§ **YOUR GOAL**: Copy all the data exactly, except the pictures.
:::::
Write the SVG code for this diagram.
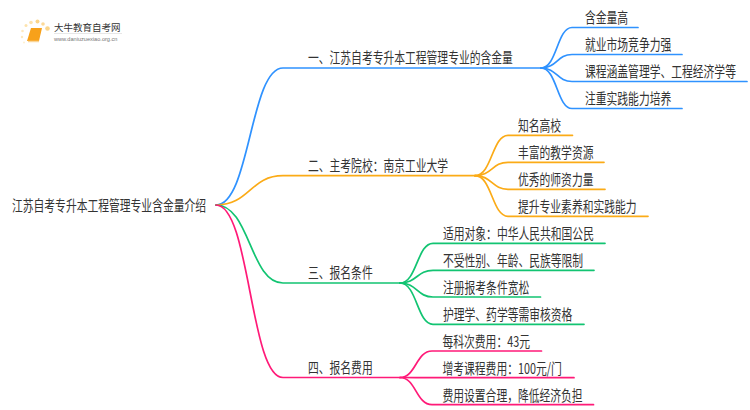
<svg xmlns="http://www.w3.org/2000/svg" width="750" height="410" viewBox="0 0 750 410">
<style>
text{font-family:"Noto Sans CJK SC","Liberation Sans",sans-serif;fill:#333;font-size:15px}
.c{fill:none;stroke-width:1.7;stroke-linecap:round}
.b{stroke:#2f92ff}.o{stroke:#fbab17}.g{stroke:#12c472}.p{stroke:#ff1a78}
</style>
<rect width="750" height="410" fill="#fff"/>
<g id="logo">
<circle cx="47.500" cy="28.500" r="2.300" fill="#fbd58a"/><circle cx="31" cy="22.500" r="1.800" fill="#fde3ad"/><circle cx="37.500" cy="21.500" r="2" fill="#fbd58a"/><circle cx="43" cy="24" r="1.800" fill="#fcd998"/><circle cx="26" cy="25.500" r="1.500" fill="#fde3ad"/><circle cx="22.500" cy="31" r="1.300" fill="#fde9bf"/><circle cx="22" cy="37" r="1.200" fill="#fde9bf"/><circle cx="24" cy="42.500" r="1" fill="#feefd0"/>
<path d="M31 28h11l-3 13H27z" fill="#f7a11a"/><path d="M28 41.500h11" stroke="#f9d69a" stroke-width="1.500"/>
<text x="54" y="31" style="font-size:9.500px">大牛教育自考网</text>
<path d="M54 33.500h68" stroke="#ddd" stroke-width=".7"/>
<text x="54" y="41" style="font-size:5.600px;fill:#777;font-family:'Liberation Sans',sans-serif">www.daniuzuexiao.org.cn</text>
</g>
<g id="connectors">
<path class="c b" d="M216 205C250 205 250 68 283 68H541"/>
<path class="c o" d="M216 205C250 205 250 175.700 283 175.700H475"/>
<path class="c g" d="M216 205C250 205 250 283 283 283H400"/>
<path class="c p" d="M216 205C250 205 250 377.500 283 377.500H400"/>
<path class="c b" d="M541 68C557 68 557 27.500 572 27.500H638"/>
<path class="c b" d="M541 68C557 68 557 54.500 572 54.500H682"/>
<path class="c b" d="M541 68C557 68 557 81.500 572 81.500H747"/>
<path class="c b" d="M541 68C557 68 557 108.500 572 108.500H682"/>
<path class="c o" d="M475 175.700C492 175.700 492 135.300 508 135.300H572.500"/>
<path class="c o" d="M475 175.700C492 175.700 492 162.300 508 162.300H604"/>
<path class="c o" d="M475 175.700C492 175.700 492 189.300 508 189.300H605"/>
<path class="c o" d="M475 175.700C492 175.700 492 216.300 508 216.300H648"/>
<path class="c g" d="M400 283C417 283 417 243.300 433 243.300H605"/>
<path class="c g" d="M400 283C417 283 417 270.300 433 270.300H594"/>
<path class="c g" d="M400 283C417 283 417 297 433 297H540.500"/>
<path class="c g" d="M400 283C417 283 417 324.300 433 324.300H584"/>
<path class="c p" d="M400 377.500C416 377.500 416 351 432 351H541.500"/>
<path class="c p" d="M400 377.500C416 377.500 416 377.700 432 377.700H574"/>
<path class="c p" d="M400 377.500C416 377.500 416 404.700 432 404.700H593.500"/>
</g>
<g id="root"><text transform="translate(12 210.500) scale(.72 1)">江苏自考专升本工程管理专业含金量介绍</text></g>
<g id="n1"><text transform="translate(308 63) scale(.72 1)">一、江苏自考专升本工程管理专业的含金量</text></g>
<g id="n2"><text transform="translate(308 171) scale(.72 1)">二、主考院校：南京工业大学</text></g>
<g id="n3"><text transform="translate(308 278) scale(.72 1)">三、报名条件</text></g>
<g id="n4"><text transform="translate(308 373) scale(.72 1)">四、报名费用</text></g>
<g id="n1a"><text transform="translate(585 22.500) scale(.72 1)">含金量高</text></g>
<g id="n1b"><text transform="translate(585 49.500) scale(.72 1)">就业市场竞争力强</text></g>
<g id="n1c"><text transform="translate(585 76.500) scale(.72 1)">课程涵盖管理学、工程经济学等</text></g>
<g id="n1d"><text transform="translate(585 103.500) scale(.72 1)">注重实践能力培养</text></g>
<g id="n2a"><text transform="translate(518 130.500) scale(.72 1)">知名高校</text></g>
<g id="n2b"><text transform="translate(518 157.500) scale(.72 1)">丰富的教学资源</text></g>
<g id="n2c"><text transform="translate(518 184.500) scale(.72 1)">优秀的师资力量</text></g>
<g id="n2d"><text transform="translate(518 211.500) scale(.72 1)">提升专业素养和实践能力</text></g>
<g id="n3a"><text transform="translate(443 238.500) scale(.72 1)">适用对象：中华人民共和国公民</text></g>
<g id="n3b"><text transform="translate(443 265.500) scale(.72 1)">不受性别、年龄、民族等限制</text></g>
<g id="n3c"><text transform="translate(443 292.500) scale(.72 1)">注册报考条件宽松</text></g>
<g id="n3d"><text transform="translate(443 319.500) scale(.72 1)">护理学、药学等需审核资格</text></g>
<g id="n4a"><text transform="translate(442.500 346.500) scale(.72 1)">每科次费用：43元</text></g>
<g id="n4b"><text transform="translate(442.500 373.500) scale(.72 1)">增考课程费用：100元/门</text></g>
<g id="n4c"><text transform="translate(442.500 400.500) scale(.72 1)">费用设置合理，降低经济负担</text></g>
</svg>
:::::
§ **ANSWER TO THE EXERCISE**:
Write the SVG code for this diagram.
<svg xmlns="http://www.w3.org/2000/svg" width="750" height="410" viewBox="0 0 750 410">
<style>
text{font-family:"Noto Sans CJK SC","Liberation Sans",sans-serif;fill:#333;font-size:15px}
.c{fill:none;stroke-width:1.7;stroke-linecap:round}
.b{stroke:#2f92ff}.o{stroke:#fbab17}.g{stroke:#12c472}.p{stroke:#ff1a78}
</style>
<rect width="750" height="410" fill="#fff"/>
<g id="logo">
<circle cx="47.500" cy="28.500" r="2.300" fill="#fbd58a"/><circle cx="31" cy="22.500" r="1.800" fill="#fde3ad"/><circle cx="37.500" cy="21.500" r="2" fill="#fbd58a"/><circle cx="43" cy="24" r="1.800" fill="#fcd998"/><circle cx="26" cy="25.500" r="1.500" fill="#fde3ad"/><circle cx="22.500" cy="31" r="1.300" fill="#fde9bf"/><circle cx="22" cy="37" r="1.200" fill="#fde9bf"/><circle cx="24" cy="42.500" r="1" fill="#feefd0"/>
<path d="M31 28h11l-3 13H27z" fill="#f7a11a"/><path d="M28 41.500h11" stroke="#f9d69a" stroke-width="1.500"/>
<text x="54" y="31" style="font-size:9.500px">大牛教育自考网</text>
<path d="M54 33.500h68" stroke="#ddd" stroke-width=".7"/>
<text x="54" y="41" style="font-size:5.600px;fill:#777;font-family:'Liberation Sans',sans-serif">www.daniuzuexiao.org.cn</text>
</g>
<g id="connectors">
<path class="c b" d="M216 205C250 205 250 68 283 68H541"/>
<path class="c o" d="M216 205C250 205 250 175.700 283 175.700H475"/>
<path class="c g" d="M216 205C250 205 250 283 283 283H400"/>
<path class="c p" d="M216 205C250 205 250 377.500 283 377.500H400"/>
<path class="c b" d="M541 68C557 68 557 27.500 572 27.500H638"/>
<path class="c b" d="M541 68C557 68 557 54.500 572 54.500H682"/>
<path class="c b" d="M541 68C557 68 557 81.500 572 81.500H747"/>
<path class="c b" d="M541 68C557 68 557 108.500 572 108.500H682"/>
<path class="c o" d="M475 175.700C492 175.700 492 135.300 508 135.300H572.500"/>
<path class="c o" d="M475 175.700C492 175.700 492 162.300 508 162.300H604"/>
<path class="c o" d="M475 175.700C492 175.700 492 189.300 508 189.300H605"/>
<path class="c o" d="M475 175.700C492 175.700 492 216.300 508 216.300H648"/>
<path class="c g" d="M400 283C417 283 417 243.300 433 243.300H605"/>
<path class="c g" d="M400 283C417 283 417 270.300 433 270.300H594"/>
<path class="c g" d="M400 283C417 283 417 297 433 297H540.500"/>
<path class="c g" d="M400 283C417 283 417 324.300 433 324.300H584"/>
<path class="c p" d="M400 377.500C416 377.500 416 351 432 351H541.500"/>
<path class="c p" d="M400 377.500C416 377.500 416 377.700 432 377.700H574"/>
<path class="c p" d="M400 377.500C416 377.500 416 404.700 432 404.700H593.500"/>
</g>
<g id="root"><text transform="translate(12 210.500) scale(.72 1)">江苏自考专升本工程管理专业含金量介绍</text></g>
<g id="n1"><text transform="translate(308 63) scale(.72 1)">一、江苏自考专升本工程管理专业的含金量</text></g>
<g id="n2"><text transform="translate(308 171) scale(.72 1)">二、主考院校：南京工业大学</text></g>
<g id="n3"><text transform="translate(308 278) scale(.72 1)">三、报名条件</text></g>
<g id="n4"><text transform="translate(308 373) scale(.72 1)">四、报名费用</text></g>
<g id="n1a"><text transform="translate(585 22.500) scale(.72 1)">含金量高</text></g>
<g id="n1b"><text transform="translate(585 49.500) scale(.72 1)">就业市场竞争力强</text></g>
<g id="n1c"><text transform="translate(585 76.500) scale(.72 1)">课程涵盖管理学、工程经济学等</text></g>
<g id="n1d"><text transform="translate(585 103.500) scale(.72 1)">注重实践能力培养</text></g>
<g id="n2a"><text transform="translate(518 130.500) scale(.72 1)">知名高校</text></g>
<g id="n2b"><text transform="translate(518 157.500) scale(.72 1)">丰富的教学资源</text></g>
<g id="n2c"><text transform="translate(518 184.500) scale(.72 1)">优秀的师资力量</text></g>
<g id="n2d"><text transform="translate(518 211.500) scale(.72 1)">提升专业素养和实践能力</text></g>
<g id="n3a"><text transform="translate(443 238.500) scale(.72 1)">适用对象：中华人民共和国公民</text></g>
<g id="n3b"><text transform="translate(443 265.500) scale(.72 1)">不受性别、年龄、民族等限制</text></g>
<g id="n3c"><text transform="translate(443 292.500) scale(.72 1)">注册报考条件宽松</text></g>
<g id="n3d"><text transform="translate(443 319.500) scale(.72 1)">护理学、药学等需审核资格</text></g>
<g id="n4a"><text transform="translate(442.500 346.500) scale(.72 1)">每科次费用：43元</text></g>
<g id="n4b"><text transform="translate(442.500 373.500) scale(.72 1)">增考课程费用：100元/门</text></g>
<g id="n4c"><text transform="translate(442.500 400.500) scale(.72 1)">费用设置合理，降低经济负担</text></g>
</svg>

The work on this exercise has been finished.